Но все равно для него Революция вспыхнула внезапно, а он сразу ее принял и стал ее сторонником. А как могло быть иначе? Наполеоне чувствует в ней свой шанс, причем такое отношение не было замешано только на прагматизме, которого, впрочем, хватало. Много читая и думая, он был истинным сыном своего времени, воодушевленным всеми его идеями и надеждами. И надеялся, что, может быть, именно в Революции и кроется тот самый выход из сложившейся ситуации, над которым он столько думал. Но в книгах были только слова, а тут реально в его жизнь могла прийти та перемена, которой радуются как некому шагу вперед, к прогрессу. Он верит, что провозглашенное равенство должно возвысить его. Но как и что он для этого может сделать, находясь на службе, где пока ничего не изменилось? Ждать развития событий и ограничиваться только чтением и обсуждениями текстов дебатов в Национальном собрании, превратившемся в Учредительное? И следить за восходящей звездой Мирабо?

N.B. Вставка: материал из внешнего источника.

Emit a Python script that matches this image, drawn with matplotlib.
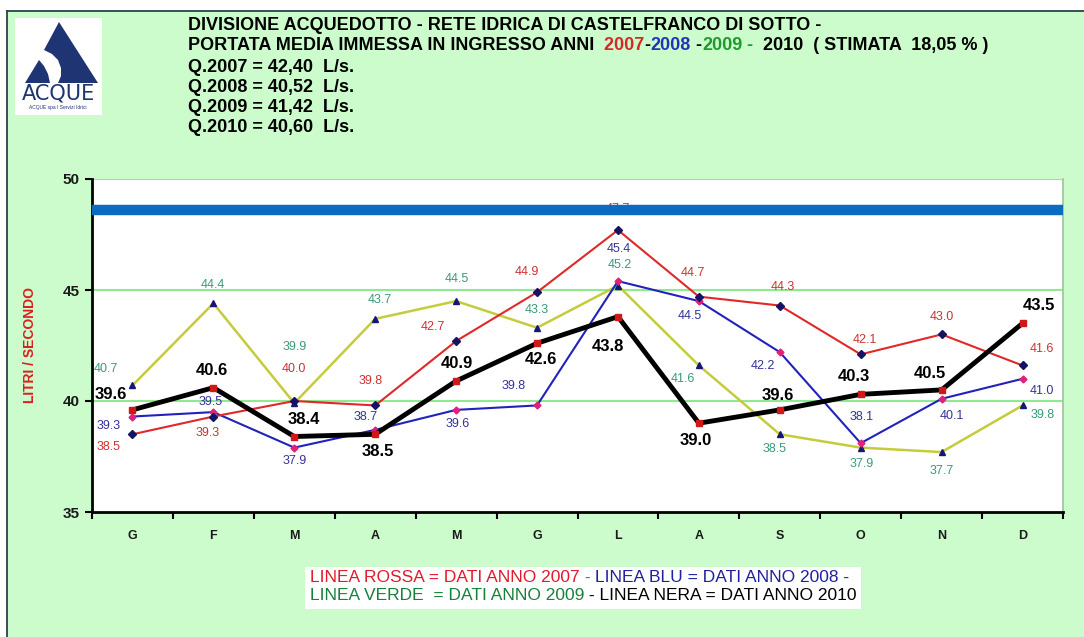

Нет, это не для него. Ему уже поднадоело читать философов, он просто сгорал от желания как можно скорее начать претворять все принесенные Революцией идеи в действие. Он не знал, как это сделать здесь, во Франции, да она пока и не стала его страной, хотя то, что он увидел на Корсике, его, мягко говоря, совсем не вдохновляло, а заставляло глубоко задуматься. Картина-то была безрадостная. Какое уж тут народовластие, ему казалось, что они и думать про него забыли.
Что он в такой ситуации мог сделать? Не видел иного выхода, кроме слома оков закостенелого островного общества, а затем его глубокого преобразования. Но пока еще не представлял – для достижения каких целей? Раньше он мечтал об освобождении родины от ига королевской Франции, от власти ее губернатора и французских чиновников, но теперь-то ситуация принципиально изменилась. На его глазах Франция стремительно становится другой – лучше прежней, но было еще непонятно, чем это закончится.
Пока он пришел только к одному выводу: если одна страна практически на его глазах смогла уже добиться таких прогрессивных преобразований, то и Корсика сумеет сотворить подобное. Тем более, есть с кого взять пример. Какой его родина должна стать, он еще, наверно, не представлял, но главное – свободной в своем выборе будущего.